PROBLEM DETAILS: Begin with the line containing "What matplotlib code" and end with the line containing "plt.rcParams['font.family'] = ['Liberation"; set down that block verbatim and nothing else.

Data items:
-- Start --
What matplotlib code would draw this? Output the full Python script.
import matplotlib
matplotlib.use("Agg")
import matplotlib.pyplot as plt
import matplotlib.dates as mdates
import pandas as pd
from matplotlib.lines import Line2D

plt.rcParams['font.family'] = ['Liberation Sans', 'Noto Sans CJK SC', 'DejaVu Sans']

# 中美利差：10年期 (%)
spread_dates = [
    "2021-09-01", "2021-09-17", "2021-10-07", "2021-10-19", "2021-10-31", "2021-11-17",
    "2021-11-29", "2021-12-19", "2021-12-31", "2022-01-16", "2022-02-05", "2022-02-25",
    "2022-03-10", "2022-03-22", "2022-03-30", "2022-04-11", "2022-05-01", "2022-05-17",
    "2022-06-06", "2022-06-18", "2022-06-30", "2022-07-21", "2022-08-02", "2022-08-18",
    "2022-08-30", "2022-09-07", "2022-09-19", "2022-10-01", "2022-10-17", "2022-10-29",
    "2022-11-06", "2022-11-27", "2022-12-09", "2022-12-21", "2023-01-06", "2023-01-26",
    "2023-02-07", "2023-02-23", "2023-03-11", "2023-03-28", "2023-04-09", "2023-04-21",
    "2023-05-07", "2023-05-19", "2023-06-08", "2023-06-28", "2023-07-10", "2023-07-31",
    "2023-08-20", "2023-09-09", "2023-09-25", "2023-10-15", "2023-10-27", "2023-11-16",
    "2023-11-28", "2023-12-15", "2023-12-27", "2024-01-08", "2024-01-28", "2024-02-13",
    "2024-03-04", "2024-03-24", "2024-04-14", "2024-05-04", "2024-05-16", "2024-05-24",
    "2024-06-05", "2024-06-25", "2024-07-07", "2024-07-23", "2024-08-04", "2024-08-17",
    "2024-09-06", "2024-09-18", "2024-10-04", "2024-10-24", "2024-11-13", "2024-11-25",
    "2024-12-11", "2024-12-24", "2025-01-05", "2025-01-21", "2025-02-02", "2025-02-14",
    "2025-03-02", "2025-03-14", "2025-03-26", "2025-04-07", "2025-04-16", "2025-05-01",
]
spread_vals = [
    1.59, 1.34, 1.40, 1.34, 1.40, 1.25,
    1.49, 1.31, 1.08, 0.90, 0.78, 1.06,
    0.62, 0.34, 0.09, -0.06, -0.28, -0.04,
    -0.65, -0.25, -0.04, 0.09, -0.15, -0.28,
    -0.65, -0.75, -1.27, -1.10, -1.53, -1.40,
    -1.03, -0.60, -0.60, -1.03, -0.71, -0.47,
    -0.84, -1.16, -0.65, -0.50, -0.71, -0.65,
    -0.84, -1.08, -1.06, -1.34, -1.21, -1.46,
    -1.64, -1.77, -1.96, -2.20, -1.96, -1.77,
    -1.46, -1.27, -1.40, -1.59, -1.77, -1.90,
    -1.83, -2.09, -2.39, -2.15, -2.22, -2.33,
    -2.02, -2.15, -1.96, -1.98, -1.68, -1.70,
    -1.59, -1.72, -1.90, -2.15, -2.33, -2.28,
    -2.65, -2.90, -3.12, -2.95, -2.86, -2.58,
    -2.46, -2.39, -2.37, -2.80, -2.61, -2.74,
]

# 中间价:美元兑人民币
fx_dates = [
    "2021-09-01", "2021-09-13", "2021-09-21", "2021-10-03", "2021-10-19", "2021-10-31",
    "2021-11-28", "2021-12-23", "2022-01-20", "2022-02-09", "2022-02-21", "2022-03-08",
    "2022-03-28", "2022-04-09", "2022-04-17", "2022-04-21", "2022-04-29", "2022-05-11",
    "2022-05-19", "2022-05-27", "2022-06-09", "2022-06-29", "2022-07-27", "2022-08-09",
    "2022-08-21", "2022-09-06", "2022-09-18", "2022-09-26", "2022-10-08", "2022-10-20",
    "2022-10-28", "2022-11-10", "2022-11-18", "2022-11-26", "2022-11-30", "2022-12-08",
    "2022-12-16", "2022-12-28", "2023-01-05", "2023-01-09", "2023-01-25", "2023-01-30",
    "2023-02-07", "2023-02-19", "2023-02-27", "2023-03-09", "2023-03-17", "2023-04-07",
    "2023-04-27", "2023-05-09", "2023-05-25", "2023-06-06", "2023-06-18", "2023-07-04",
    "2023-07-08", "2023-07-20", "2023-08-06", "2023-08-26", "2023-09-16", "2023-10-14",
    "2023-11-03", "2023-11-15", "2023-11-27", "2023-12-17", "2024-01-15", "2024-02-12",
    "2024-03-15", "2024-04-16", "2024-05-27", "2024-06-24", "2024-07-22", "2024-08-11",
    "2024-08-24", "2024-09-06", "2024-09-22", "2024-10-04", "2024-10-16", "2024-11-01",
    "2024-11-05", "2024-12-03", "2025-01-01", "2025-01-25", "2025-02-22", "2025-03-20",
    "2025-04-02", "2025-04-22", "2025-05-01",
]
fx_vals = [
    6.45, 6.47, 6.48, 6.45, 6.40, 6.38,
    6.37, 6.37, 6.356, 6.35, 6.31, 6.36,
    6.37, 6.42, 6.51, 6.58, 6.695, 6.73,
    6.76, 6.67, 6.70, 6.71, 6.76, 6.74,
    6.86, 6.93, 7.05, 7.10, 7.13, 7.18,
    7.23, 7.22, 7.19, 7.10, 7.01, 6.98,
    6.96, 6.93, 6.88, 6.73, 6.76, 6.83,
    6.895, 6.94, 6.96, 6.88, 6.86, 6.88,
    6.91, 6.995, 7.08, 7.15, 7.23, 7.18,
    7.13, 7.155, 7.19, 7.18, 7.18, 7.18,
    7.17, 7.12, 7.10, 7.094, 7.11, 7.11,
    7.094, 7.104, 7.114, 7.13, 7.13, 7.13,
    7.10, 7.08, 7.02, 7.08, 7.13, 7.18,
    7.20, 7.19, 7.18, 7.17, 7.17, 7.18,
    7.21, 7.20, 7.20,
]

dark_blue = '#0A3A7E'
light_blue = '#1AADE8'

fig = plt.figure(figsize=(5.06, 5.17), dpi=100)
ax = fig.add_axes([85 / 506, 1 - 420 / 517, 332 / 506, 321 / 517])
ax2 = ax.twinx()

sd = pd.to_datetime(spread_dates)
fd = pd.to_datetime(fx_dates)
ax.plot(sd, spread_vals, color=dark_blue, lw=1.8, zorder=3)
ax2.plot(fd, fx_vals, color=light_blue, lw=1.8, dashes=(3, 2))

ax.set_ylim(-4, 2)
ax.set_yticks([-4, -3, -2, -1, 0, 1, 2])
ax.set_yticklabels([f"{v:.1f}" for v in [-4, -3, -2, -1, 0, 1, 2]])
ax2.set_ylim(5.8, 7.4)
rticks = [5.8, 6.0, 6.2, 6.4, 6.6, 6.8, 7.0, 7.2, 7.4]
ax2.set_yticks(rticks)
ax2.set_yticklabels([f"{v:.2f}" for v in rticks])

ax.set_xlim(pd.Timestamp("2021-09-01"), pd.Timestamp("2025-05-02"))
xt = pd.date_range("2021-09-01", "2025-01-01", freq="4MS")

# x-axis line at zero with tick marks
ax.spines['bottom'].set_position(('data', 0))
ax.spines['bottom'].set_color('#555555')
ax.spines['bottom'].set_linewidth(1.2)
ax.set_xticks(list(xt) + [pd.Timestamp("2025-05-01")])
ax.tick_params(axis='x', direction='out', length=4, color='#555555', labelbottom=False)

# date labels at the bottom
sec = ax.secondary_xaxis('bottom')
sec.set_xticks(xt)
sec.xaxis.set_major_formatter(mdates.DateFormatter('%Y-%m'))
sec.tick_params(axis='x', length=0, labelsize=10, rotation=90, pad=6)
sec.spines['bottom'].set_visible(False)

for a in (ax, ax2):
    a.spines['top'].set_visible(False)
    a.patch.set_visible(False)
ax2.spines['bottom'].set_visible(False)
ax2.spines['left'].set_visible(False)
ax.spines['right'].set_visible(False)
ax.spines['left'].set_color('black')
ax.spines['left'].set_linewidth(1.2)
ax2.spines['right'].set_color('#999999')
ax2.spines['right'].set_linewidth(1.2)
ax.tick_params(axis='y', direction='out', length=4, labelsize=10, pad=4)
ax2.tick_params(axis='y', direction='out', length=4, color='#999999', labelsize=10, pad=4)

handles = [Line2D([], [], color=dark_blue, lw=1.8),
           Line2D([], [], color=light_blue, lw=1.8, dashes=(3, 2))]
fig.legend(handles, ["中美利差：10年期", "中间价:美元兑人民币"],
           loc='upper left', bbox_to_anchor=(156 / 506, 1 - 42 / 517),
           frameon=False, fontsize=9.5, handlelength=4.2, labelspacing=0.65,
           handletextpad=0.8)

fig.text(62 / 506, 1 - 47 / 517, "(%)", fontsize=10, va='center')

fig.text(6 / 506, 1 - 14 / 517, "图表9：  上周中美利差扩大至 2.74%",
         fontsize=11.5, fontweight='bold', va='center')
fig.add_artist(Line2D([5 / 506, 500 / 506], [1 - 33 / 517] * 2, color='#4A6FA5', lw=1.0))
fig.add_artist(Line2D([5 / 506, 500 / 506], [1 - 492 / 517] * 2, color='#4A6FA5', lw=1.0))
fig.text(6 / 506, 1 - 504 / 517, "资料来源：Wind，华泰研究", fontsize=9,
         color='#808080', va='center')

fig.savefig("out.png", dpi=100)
-- End --
-- Start --
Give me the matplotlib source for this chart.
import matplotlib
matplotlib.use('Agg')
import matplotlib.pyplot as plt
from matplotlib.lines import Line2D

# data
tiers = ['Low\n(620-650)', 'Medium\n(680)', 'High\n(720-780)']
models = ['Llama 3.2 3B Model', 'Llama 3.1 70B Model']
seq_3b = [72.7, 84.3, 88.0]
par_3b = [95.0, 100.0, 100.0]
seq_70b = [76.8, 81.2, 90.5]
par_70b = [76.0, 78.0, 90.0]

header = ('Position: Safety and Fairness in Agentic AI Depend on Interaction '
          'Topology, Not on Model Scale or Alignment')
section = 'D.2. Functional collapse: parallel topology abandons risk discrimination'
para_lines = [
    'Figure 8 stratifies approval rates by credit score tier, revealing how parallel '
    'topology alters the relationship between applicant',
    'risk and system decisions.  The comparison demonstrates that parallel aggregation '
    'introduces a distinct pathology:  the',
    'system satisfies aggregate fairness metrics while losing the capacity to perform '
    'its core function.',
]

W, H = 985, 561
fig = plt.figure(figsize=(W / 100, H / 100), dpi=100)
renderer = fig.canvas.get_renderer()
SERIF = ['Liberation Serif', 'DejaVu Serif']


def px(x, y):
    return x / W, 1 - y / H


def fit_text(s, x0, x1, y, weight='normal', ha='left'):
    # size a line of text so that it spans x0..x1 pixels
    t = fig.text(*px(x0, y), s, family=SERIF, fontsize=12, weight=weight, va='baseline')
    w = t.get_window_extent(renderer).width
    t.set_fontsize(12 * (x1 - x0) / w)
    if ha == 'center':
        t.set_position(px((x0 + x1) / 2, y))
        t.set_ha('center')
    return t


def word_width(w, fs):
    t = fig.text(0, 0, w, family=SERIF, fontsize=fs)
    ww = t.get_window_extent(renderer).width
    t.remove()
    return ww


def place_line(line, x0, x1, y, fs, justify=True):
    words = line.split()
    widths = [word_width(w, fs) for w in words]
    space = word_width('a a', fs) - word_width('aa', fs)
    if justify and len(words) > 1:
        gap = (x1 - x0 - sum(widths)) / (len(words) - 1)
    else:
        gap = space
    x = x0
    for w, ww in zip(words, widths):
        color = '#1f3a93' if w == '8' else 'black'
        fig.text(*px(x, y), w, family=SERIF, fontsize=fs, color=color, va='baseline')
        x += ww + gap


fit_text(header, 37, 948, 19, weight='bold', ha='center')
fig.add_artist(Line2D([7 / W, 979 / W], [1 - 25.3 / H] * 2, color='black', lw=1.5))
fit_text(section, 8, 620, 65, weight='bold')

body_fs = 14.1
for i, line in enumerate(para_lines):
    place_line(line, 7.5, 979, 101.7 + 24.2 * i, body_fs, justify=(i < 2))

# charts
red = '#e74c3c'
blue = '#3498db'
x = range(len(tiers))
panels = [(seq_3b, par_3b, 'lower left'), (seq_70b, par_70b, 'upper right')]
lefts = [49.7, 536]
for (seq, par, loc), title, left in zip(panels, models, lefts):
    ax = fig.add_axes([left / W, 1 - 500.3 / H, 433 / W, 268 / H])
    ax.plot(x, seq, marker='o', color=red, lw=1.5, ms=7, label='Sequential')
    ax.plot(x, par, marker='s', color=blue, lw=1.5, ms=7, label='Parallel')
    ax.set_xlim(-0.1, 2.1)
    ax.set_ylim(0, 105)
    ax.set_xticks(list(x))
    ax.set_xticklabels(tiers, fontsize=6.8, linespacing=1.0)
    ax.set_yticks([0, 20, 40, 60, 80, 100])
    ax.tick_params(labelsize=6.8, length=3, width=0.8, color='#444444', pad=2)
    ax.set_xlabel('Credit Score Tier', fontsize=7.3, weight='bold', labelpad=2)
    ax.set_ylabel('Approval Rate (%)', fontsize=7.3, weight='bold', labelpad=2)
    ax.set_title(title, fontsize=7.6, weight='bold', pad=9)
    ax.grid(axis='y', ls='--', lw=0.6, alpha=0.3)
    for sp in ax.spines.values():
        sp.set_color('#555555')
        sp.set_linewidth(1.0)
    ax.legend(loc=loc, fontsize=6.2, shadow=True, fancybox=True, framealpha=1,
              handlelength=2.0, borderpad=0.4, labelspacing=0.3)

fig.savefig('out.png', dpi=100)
-- End --
REPLY:
What matplotlib code would draw this? Output the full Python script.
import matplotlib
matplotlib.use("Agg")
import matplotlib.pyplot as plt
import matplotlib.dates as mdates
import pandas as pd
from matplotlib.lines import Line2D

plt.rcParams['font.family'] = ['Liberation Sans', 'Noto Sans CJK SC', 'DejaVu Sans']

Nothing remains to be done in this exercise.